そうそう、演出ということ。「人生の重要な場面で、なぜ重々しい音楽が鳴ってくれないのだろう」とつねづね思っていました。どれだけ待っていても鳴りはしないのです。なら、てめえで好きなように鳴らしてしまえばよい。

もちろん演出なんかしようのない偶然に、いきなり横っ腹をえぐられることも多い。不意に腹をえぐられたとき、瞬時にいい感じの演出ができるようふだんから鍛えておくことが肝要です。そのためには、できるだけ幅広く雑多な文物に触れておく必要があるでしょう。とっさのリクエストにも迅速に対処するため。ラヴェルのピアノがマッチするシチュエーションも、ある日とつぜん訪れる。先のことはわからない。


けっこう前から、EyeEmというドイツ発のアプリを使っています。写真をアップすると、審査のうえでマーケットに出してくださる。いわゆるストックフォトみたいな。全体としてアート寄りの雰囲気に物怖じしてしまいますが、わたしはわたしで変わらぬ調子の写真を出しています。売れても売れなくともよいのです。値段は買う人がつけるらしい。売れたらめっけもん、くらいの感覚です。

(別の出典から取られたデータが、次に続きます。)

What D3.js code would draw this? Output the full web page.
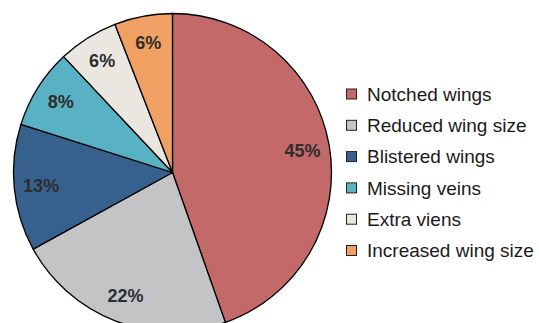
<!DOCTYPE html>
<html>
<head>
<meta charset="utf-8">
<script src="https://cdn.jsdelivr.net/npm/d3@7"></script>
<style>
  body { margin: 0; background: #fff; }
  text { font-family: "Liberation Sans", Arial, sans-serif; }
</style>
</head>
<body>
<div id="chart"></div>
<script>
// data
const categories = ['Notched wings', 'Reduced wing size', 'Blistered wings', 'Missing veins', 'Extra viens', 'Increased wing size']
const shares = [44.6, 22.4, 12.9, 8.1, 6.1, 5.9]
const colors = ['#C4696A', '#C3C4C6', '#37618D', '#58B2C4', '#EAE7E0', '#F1A063']

const width = 539,
  height = 323,
  cx = 172.5,
  cy = 172.5,
  radius = 159

const svg = d3.select('#chart')
  .append('svg')
  .attr('width', width)
  .attr('height', height)

const data = categories.map((c, i) => ({ name: c, value: shares[i], color: colors[i] }))

const pie = d3.pie()
  .value(d => d.value)
  .sort(null)

const arc = d3.arc().innerRadius(0).outerRadius(radius)
const labelArc = d3.arc().innerRadius(132).outerRadius(132)

const fmt = d3.format('.0f')

const g = svg.append('g')
  .attr('transform', `translate(${cx},${cy})`)

g.selectAll('path')
  .data(pie(data))
  .enter()
  .append('path')
  .attr('d', arc)
  .attr('fill', d => d.data.color)
  .attr('stroke', '#000')
  .attr('stroke-width', 1.3)
  .attr('stroke-linejoin', 'round')

g.selectAll('text.pct')
  .data(pie(data))
  .enter()
  .append('text')
  .attr('class', 'pct')
  .attr('transform', d => `translate(${labelArc.centroid(d)})`)
  .attr('text-anchor', 'middle')
  .attr('dy', '0.35em')
  .attr('font-size', 18)
  .attr('font-weight', 'bold')
  .attr('fill', '#2d2d2d')
  .text(d => fmt(d.data.value) + '%')

// legend
const yLegend = d3.scalePoint()
  .domain(categories)
  .range([94, 250.5])

const legend = svg.append('g')
  .selectAll('g')
  .data(data)
  .enter()
  .append('g')
  .attr('transform', d => `translate(346.5,${yLegend(d.name)})`)

legend.append('rect')
  .attr('x', 0)
  .attr('y', -5)
  .attr('width', 10)
  .attr('height', 10)
  .attr('fill', d => d.color)
  .attr('stroke', '#222')
  .attr('stroke-width', 1)

legend.append('text')
  .attr('x', 20.5)
  .attr('dy', '0.35em')
  .attr('font-size', 19)
  .attr('fill', '#1a1a1a')
  .text(d => d.name)
</script>
</body>
</html>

たとえばためしに、自分の文章が売れるかと考えてみるとかなりの躊躇があります。「売れないだろう」と否定したい気分もある。でも写真を売りに出すことに躊躇はありませんでした。写真は、単純に好きです。楽しい。世に広めたいような思いもあるかもしれません。このゴミ箱とか……素敵やん。中がいっぱいで入らないから、上に置いたんですね。穴から飛び出すペットボトルもいい。ものすごくどうでもいいんですけど、この“どうでもよさ”が売れたら笑える。いたずらっぽい気持ちがあります。おもしろいと素直に思える。無思考で撮っている。わたしと写真との関係は、とても素直です。




コメント

anna さんのコメント…
おおっ!クラシック音楽ネタきました。
私は、ラヴェルとか彼のお師匠さんのフォーレとかのフランス近代音楽が大好きです。
でも、きっとラベルと書くとまた怒られるんだろーな。
nagata_tetsurou さんの投稿…
annaさんは、クラシック畑でクラシック音楽を耕す方なのですね。フランス近代音楽農法なのですね。ラヴェルにも影響を与えたというエリック・サティはお好きでしょうか。2015年の夏ごろ、渋谷で「エリック・サティとその時代展」を観ましたよ。五線譜のあいだに詩のようなことばを書くお茶目なおじさんです。

「ラベル」でも文脈を読めば通じるので大丈夫です。ただフランス語の発音を聞くと「ハヴェゥ」が原語に近いのかなーと思います。でもこれでは「ラベル」よりわからない。忠実にするなら「Ravel」と書くほうがよいですね。